Я был склонен верить его истории, но он наотрез отказывался сказать, кто именно устроил его посвящение в это так называемое таинство. Когда я вежливо заверил его в том, что это никакое не таинство, а тщательно подготовленная мистификация и поэтому он не связан клятвой, он вспылил и отвечал мне очень грубо. Поэтому пришлось его казнить. И после долгой внутренней борьбы я был вынужден согласиться с Мессалиной, что ради общественной безопасности Лесбию тоже надо казнить.
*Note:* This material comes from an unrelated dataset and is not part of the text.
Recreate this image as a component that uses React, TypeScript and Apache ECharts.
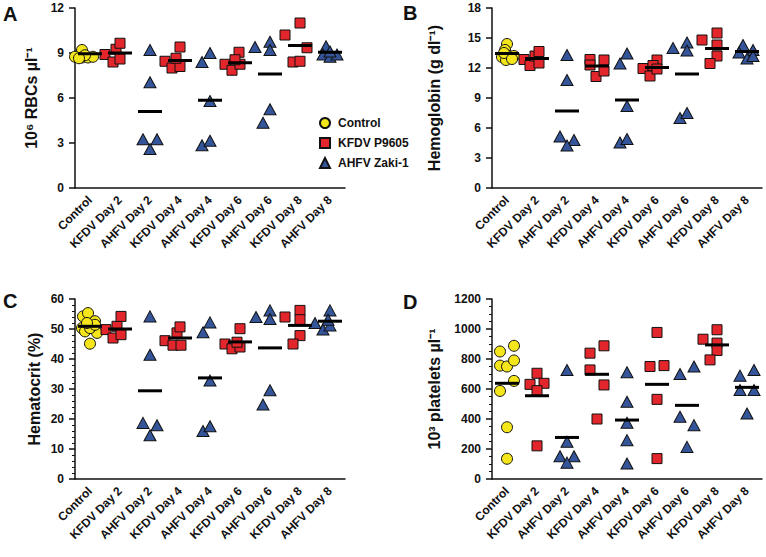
import React, { useEffect, useRef } from 'react';
import * as echarts from 'echarts';

const categories = ['Control', 'KFDV Day 2', 'AHFV Day 2', 'KFDV Day 4', 'AHFV Day 4', 'KFDV Day 6', 'AHFV Day 6', 'KFDV Day 8', 'AHFV Day 8'];
const groupNames = ['Control', 'KFDV P9605', 'AHFV Zaki-1'];
const categoryGroup = [0, 1, 2, 1, 2, 1, 2, 1, 2];

// Panel A: 10^6 RBCs per µl
const rbcValues: number[][] = [
  [9.2, 8.75, 8.7, 8.7, 8.75, 8.85, 8.65],
  [8.9, 8.4, 9.25, 9.65, 8.6],
  [9.2, 7.05, 3.25, 3.25, 2.6],
  [8.45, 8.0, 8.1, 9.4, 8.65],
  [8.4, 9.0, 5.8, 2.85, 3.15],
  [8.25, 7.85, 8.25, 9.05, 8.55],
  [9.4, 9.75, 9.2, 4.35, 5.25],
  [10.2, 11.0, 8.4, 8.45, 9.35],
  [9.45, 8.9, 8.75, 8.9, 9.1],
];
const rbcMeans = [8.95, 9.0, 5.1, 8.5, 5.85, 8.35, 7.6, 9.5, 9.05];
const rbcJitter: number[][] = [
  [-8, -15, -8, -2, 3, -5, -11],
  [-15, -7, -4, 0, 0],
  [0, 0, -7, 7, 0],
  [-15, -8, 0, 0, -4],
  [-8, 0, 0, -8, 0],
  [-15, -8, 0, -1, -5],
  [-15, 0, 0, -7, 0],
  [-15, 0, -7, 0, 7],
  [-4, -7, 0, 7, 0],
];

// Panel B: Hemoglobin
const hgbValues: number[][] = [
  [14.4, 13.8, 13.1, 13.2, 13.2, 12.8, 13.5, 12.9],
  [12.85, 12.25, 13.2, 12.5, 13.65],
  [13.3, 10.8, 5.15, 4.8, 4.25],
  [12.85, 12.3, 11.15, 11.7, 12.8],
  [12.45, 13.45, 8.2, 4.55, 4.9],
  [11.95, 11.2, 12.8, 12.25, 11.9],
  [14.0, 14.55, 13.75, 7.0, 7.5],
  [14.8, 15.5, 14.3, 13.2, 12.45],
  [14.3, 13.55, 13.8, 12.95, 13.2],
];
const hgbMeans = [13.45, 12.95, 7.7, 12.2, 8.8, 12.05, 11.4, 13.95, 13.65];
const hgbJitter: number[][] = [
  [0, -2, -5, 2, 7, -1, -3, 5],
  [-13, -7, -2, 2, 2],
  [0, 0, -7, 7, 0],
  [-7, -7, -1, 7, 7],
  [-7, 0, 0, -7, 0],
  [-14, -7, 0, -4, 0],
  [-14, 0, 0, -7, 0],
  [-15, 0, 0, 0, -7],
  [-4, -8, 6, 0, 6],
];

// Panel C: Hematocrit
const hctValues: number[][] = [
  [54.2, 55.3, 52.6, 50.3, 49.2, 48.7, 45.1, 50.3, 51.4, 52.0],
  [49.8, 47.0, 50.9, 48.1, 54.2],
  [54.2, 41.4, 18.7, 17.9, 14.6],
  [46.1, 44.6, 48.7, 50.7, 44.6],
  [48.9, 52.2, 32.8, 16.0, 17.6],
  [45.0, 43.4, 44.0, 45.6, 50.1],
  [54.0, 56.2, 53.3, 24.8, 29.6],
  [54.0, 56.2, 53.1, 47.8, 45.0],
  [52.0, 49.8, 56.2, 51.2, 53.1],
];
const hctMeans = [50.9, 50.0, 29.4, 47.0, 33.7, 45.7, 43.7, 51.2, 52.6];
const hctJitter: number[][] = [
  [-7, -2, 5, -8, -5, 7, 0, 0, 5, -3],
  [-14, -7, -3, 1, 1],
  [0, 0, -7, 7, 0],
  [-15, -7, -3, 0, 1],
  [-7, 0, 0, -7, 0],
  [-15, -8, 0, -3, 0],
  [-14, 0, 0, -7, 0],
  [-15, 0, 0, 0, -7],
  [-15, -7, 0, 0, -2],
];

// Panel D: platelets
const pltValues: number[][] = [
  [850, 756, 750, 888, 790, 654, 587, 345, 135],
  [631, 705, 638, 589, 221],
  [727, 248, 152, 152, 109],
  [839, 888, 727, 627, 400],
  [712, 515, 375, 259, 103],
  [977, 750, 756, 531, 136],
  [700, 750, 415, 359, 214],
  [932, 995, 906, 857, 794],
  [689, 727, 593, 593, 437],
];
const pltMeans = [638, 555, 277, 698, 393, 631, 491, 894, 611];
const pltJitter: number[][] = [
  [-7, -7, 0, 7, 7, 7, -7, 0, 0],
  [-7, 0, 7, 0, 0],
  [0, 0, -7, 7, 0],
  [-7, 7, -7, 7, 0],
  [0, 0, 0, 0, 0],
  [0, -7, 7, 0, 0],
  [-7, 7, -7, 7, 0],
  [-14, 0, 0, 0, -7],
  [-7, 7, -7, 7, 0],
];

const yTitles = ['10⁶ RBCs µl⁻¹', 'Hemoglobin (g dl⁻¹)', 'Hematocrit (%)', '10³ platelets µl⁻¹'];
const panelLetters = ['A', 'B', 'C', 'D'];

const FONT = "'Liberation Sans', Arial, Helvetica, sans-serif";
const INK = '#111';
const groupSymbols = ['circle', 'rect', 'triangle'];
const groupSizes: any[] = [11, 10, [12, 11]];
const groupColors = ['#f4e61a', '#e3262b', '#34559a'];

const panels = [
  { values: rbcValues, means: rbcMeans, jitter: rbcJitter, max: 12, interval: 3, minor: 0, left: 75, top: 8, gap: 36 },
  { values: hgbValues, means: hgbMeans, jitter: hgbJitter, max: 18, interval: 3, minor: 0, left: 492, top: 8, gap: 50 },
  { values: hctValues, means: hctMeans, jitter: hctJitter, max: 60, interval: 10, minor: 5, left: 75, top: 299, gap: 33 },
  { values: pltValues, means: pltMeans, jitter: pltJitter, max: 1200, interval: 200, minor: 4, left: 492, top: 299, gap: 50 },
];
const letterPos = [[3, 4], [403, 3], [3, 291], [403, 292]];

export default function App() {
  const ref = useRef<HTMLDivElement>(null);
  useEffect(() => {
    if (!ref.current) return;
    const chart = echarts.init(ref.current, undefined, { renderer: 'svg' });
    const grids: any[] = [];
    const xAxes: any[] = [];
    const yAxes: any[] = [];
    const series: any[] = [];
    panels.forEach((p, pi) => {
      grids.push({ left: p.left, top: p.top, width: 270, height: 180 });
      xAxes.push({
        type: 'category',
        gridIndex: pi,
        data: categories,
        boundaryGap: true,
        axisLine: { lineStyle: { color: INK, width: 1.5 } },
        axisTick: { alignWithLabel: true, length: 6, lineStyle: { color: INK, width: 1.5 } },
        axisLabel: { rotate: 45, margin: 10, color: INK, fontFamily: FONT, fontWeight: 'bold', fontSize: 12, interval: 0 },
        splitLine: { show: false },
      });
      yAxes.push({
        type: 'value',
        gridIndex: pi,
        min: 0,
        max: p.max,
        interval: p.interval,
        name: yTitles[pi],
        nameLocation: 'middle',
        nameGap: p.gap,
        nameTextStyle: { color: INK, fontFamily: FONT, fontWeight: 'bold', fontSize: 16 },
        axisLine: { show: true, lineStyle: { color: INK, width: 1.5 } },
        axisTick: { show: true, length: 6, lineStyle: { color: INK, width: 1.5 } },
        minorTick: p.minor ? { show: true, splitNumber: p.minor, length: 3, lineStyle: { color: INK, width: 1 } } : { show: false },
        axisLabel: { color: INK, fontFamily: FONT, fontWeight: 'bold', fontSize: 12, margin: 11, formatter: (v: number) => String(v) },
        splitLine: { show: false },
      });
      groupNames.forEach((gn, g) => {
        const data: any[] = [];
        p.values.forEach((vals, ci) => {
          if (categoryGroup[ci] !== g) return;
          vals.forEach((v, j) => {
            data.push({ value: [ci, v], symbolOffset: [p.jitter[ci][j] || 0, 0] });
          });
        });
        series.push({
          type: 'scatter',
          name: gn,
          xAxisIndex: pi,
          yAxisIndex: pi,
          symbol: groupSymbols[g],
          symbolSize: groupSizes[g],
          itemStyle: { color: groupColors[g], borderColor: INK, borderWidth: 1, opacity: 1 },
          emphasis: { disabled: true },
          data,
          z: 2,
        });
      });
      series.push({
        type: 'scatter',
        name: 'mean',
        xAxisIndex: pi,
        yAxisIndex: pi,
        symbol: 'rect',
        symbolSize: [24, 3],
        itemStyle: { color: '#000', opacity: 1 },
        emphasis: { disabled: true },
        data: p.means.map((m, i) => [i, m]),
        z: 3,
      });
    });
    chart.setOption({
      animation: false,
      backgroundColor: '#fff',
      grid: grids,
      xAxis: xAxes,
      yAxis: yAxes,
      series,
      legend: {
        orient: 'vertical',
        left: 319,
        top: 117,
        padding: 0,
        itemWidth: 10,
        itemHeight: 10,
        itemGap: 8,
        selectedMode: false,
        textStyle: { color: INK, fontFamily: FONT, fontWeight: 'bold', fontSize: 12, padding: [0, 0, 0, 3] },
        data: [
          { name: 'Control', icon: 'circle' },
          { name: 'KFDV P9605', icon: 'rect' },
          { name: 'AHFV Zaki-1', icon: 'triangle' },
        ],
      },
      graphic: panelLetters.map((t, i) => ({
        type: 'text',
        left: letterPos[i][0],
        top: letterPos[i][1],
        style: { text: t, fill: INK, font: `bold 20px ${FONT}` },
      })),
    });
    return () => chart.dispose();
  }, []);
  return <div ref={ref} style={{ position: 'fixed', left: 0, top: 0, width: 766, height: 557, background: '#fff' }} />;
}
Я послал отряд кавалергардов, и на следующий день они привезли мне голову Лесбии как свидетельство ее смерти. Мне было очень мучительно казнить дочь моего дорогого брата Германика, ведь я пообещал на его смертном одре любить и защищать его детей, как моих собственных. Но я был вынужден так поступить. Я утешался мыслью, что на моем месте он поступил бы так же. Общественный долг был для него всегда выше личных чувств.

Что касается Сенеки, я сказал сенату, что, если у них нет веских оснований против, то я бы просил их утвердить указ о его ссылке на Корсику. Что и было сделано. Ему дали тридцать часов, чтобы покинуть Рим, и тридцать дней, чтобы покинуть Италию. Сенека не был популярен в сенате. На Корсике ему предоставились все возможности применить на практике философию стоиков, к которой он обратился, как он заявил, благодаря какому-то случайному моему слову в похвалу стоицизма. Льстивость этого субъекта была поистине тошнотворной. Когда год или два спустя мой советник Полибий лишился любимого брата, Сенека, едва знакомый с Полибием и совсем не знакомый с его братом, прислал ему с Корсики длинное, тщательно сформулированное письмо, которое одновременно, его стараниями, было опубликовано в Риме под названием «Соболезнование Полибию». Соболезнование это выразилось в том, что автор письма мягко упрекал Полибия за уступку горю из-за смерти брата в то время, как я, цезарь, был жив и здоров и по-прежнему выказывал ему свое царственное благоволение.